[Dataset entries]

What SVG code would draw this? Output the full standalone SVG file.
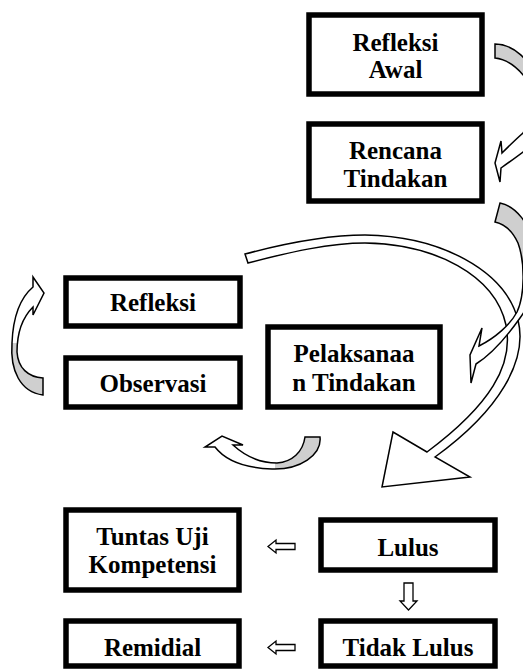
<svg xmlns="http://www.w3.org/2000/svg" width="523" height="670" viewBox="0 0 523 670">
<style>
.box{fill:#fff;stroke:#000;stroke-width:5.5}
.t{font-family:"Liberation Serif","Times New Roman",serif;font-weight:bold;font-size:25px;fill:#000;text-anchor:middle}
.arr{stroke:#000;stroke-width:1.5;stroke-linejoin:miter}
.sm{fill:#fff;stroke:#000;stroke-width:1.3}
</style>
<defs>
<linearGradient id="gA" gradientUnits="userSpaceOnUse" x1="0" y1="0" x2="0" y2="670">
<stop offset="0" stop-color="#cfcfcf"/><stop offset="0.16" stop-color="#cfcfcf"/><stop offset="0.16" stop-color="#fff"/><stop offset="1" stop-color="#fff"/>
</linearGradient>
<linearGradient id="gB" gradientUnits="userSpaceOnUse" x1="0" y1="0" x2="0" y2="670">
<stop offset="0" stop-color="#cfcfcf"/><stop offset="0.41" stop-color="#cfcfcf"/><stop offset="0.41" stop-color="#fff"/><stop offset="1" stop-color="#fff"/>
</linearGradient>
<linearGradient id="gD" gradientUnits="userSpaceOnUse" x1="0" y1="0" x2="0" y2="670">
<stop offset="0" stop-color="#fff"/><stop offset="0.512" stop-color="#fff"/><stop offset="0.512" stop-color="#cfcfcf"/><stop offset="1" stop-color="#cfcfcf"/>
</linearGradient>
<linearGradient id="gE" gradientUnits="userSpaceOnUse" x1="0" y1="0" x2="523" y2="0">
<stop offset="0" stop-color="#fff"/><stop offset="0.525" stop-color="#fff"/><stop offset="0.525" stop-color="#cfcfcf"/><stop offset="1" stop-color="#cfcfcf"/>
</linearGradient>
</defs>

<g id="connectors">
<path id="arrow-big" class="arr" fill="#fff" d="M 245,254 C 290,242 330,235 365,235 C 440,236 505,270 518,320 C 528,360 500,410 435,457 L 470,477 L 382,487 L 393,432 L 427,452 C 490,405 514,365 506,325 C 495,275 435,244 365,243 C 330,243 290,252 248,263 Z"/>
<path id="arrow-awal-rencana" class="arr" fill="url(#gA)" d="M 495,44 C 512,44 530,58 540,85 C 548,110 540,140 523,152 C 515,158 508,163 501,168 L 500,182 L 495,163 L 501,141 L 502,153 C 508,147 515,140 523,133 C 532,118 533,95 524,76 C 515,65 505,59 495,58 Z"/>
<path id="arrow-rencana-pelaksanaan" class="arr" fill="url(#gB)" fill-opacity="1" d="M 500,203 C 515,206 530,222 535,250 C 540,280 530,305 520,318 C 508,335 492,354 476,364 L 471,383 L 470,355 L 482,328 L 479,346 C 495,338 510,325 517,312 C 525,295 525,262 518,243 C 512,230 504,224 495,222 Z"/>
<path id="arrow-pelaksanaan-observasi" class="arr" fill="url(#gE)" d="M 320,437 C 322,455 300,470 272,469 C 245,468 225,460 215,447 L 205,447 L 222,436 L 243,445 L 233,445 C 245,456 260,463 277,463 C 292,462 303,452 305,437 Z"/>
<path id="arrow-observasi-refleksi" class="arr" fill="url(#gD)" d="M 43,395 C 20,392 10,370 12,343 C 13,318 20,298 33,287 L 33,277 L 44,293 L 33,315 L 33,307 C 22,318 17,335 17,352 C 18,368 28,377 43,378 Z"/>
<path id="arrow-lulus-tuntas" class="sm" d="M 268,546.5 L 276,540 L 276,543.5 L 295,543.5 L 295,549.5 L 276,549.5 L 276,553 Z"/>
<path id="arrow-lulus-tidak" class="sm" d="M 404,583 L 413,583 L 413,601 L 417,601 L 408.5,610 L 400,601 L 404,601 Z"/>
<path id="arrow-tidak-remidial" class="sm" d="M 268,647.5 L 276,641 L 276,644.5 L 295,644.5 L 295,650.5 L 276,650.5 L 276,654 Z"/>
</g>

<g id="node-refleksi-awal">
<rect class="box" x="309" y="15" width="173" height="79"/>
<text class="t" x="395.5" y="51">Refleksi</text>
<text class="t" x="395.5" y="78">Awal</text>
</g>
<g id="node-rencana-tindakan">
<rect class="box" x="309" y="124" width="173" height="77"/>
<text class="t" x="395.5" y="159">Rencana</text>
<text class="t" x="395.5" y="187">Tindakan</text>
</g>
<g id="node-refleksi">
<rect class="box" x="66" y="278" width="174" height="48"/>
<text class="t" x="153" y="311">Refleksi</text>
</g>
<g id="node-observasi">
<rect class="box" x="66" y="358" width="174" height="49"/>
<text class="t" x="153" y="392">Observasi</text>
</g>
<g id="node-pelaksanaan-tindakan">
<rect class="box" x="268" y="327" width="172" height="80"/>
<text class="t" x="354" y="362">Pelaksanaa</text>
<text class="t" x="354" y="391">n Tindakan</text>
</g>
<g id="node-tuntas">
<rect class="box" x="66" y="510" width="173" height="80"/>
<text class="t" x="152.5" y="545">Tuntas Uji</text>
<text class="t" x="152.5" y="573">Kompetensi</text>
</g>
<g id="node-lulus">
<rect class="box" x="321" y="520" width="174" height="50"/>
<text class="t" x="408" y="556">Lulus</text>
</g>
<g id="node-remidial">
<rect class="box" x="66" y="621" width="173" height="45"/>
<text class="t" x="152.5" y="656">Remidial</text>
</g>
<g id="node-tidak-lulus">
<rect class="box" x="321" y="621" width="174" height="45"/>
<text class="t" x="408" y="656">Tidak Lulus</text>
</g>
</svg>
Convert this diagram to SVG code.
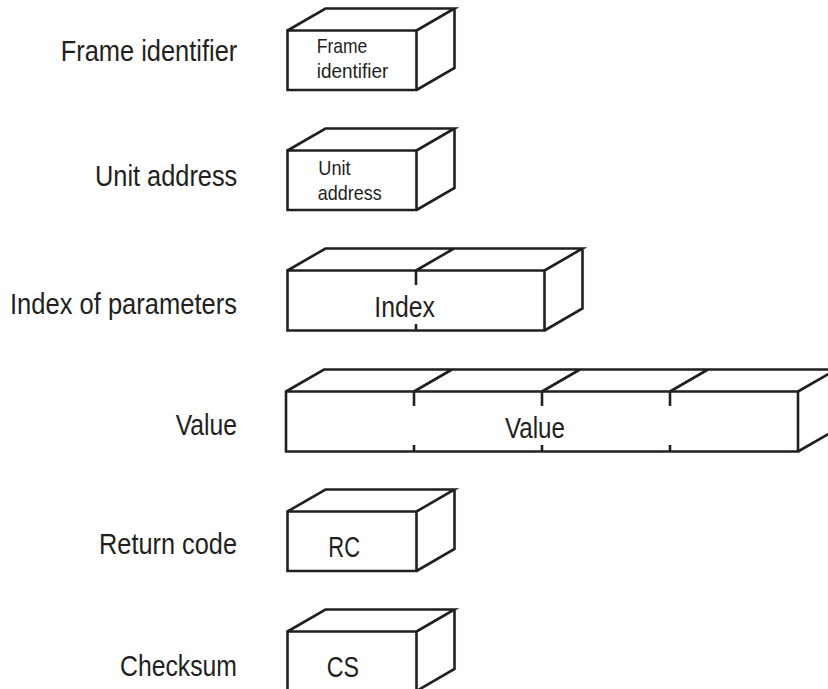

- _To do_
Select, from the listing, all lines that include the word "code".

- _Result_
What SVG code would draw this? Output the full standalone SVG file.
Convert this diagram to SVG code.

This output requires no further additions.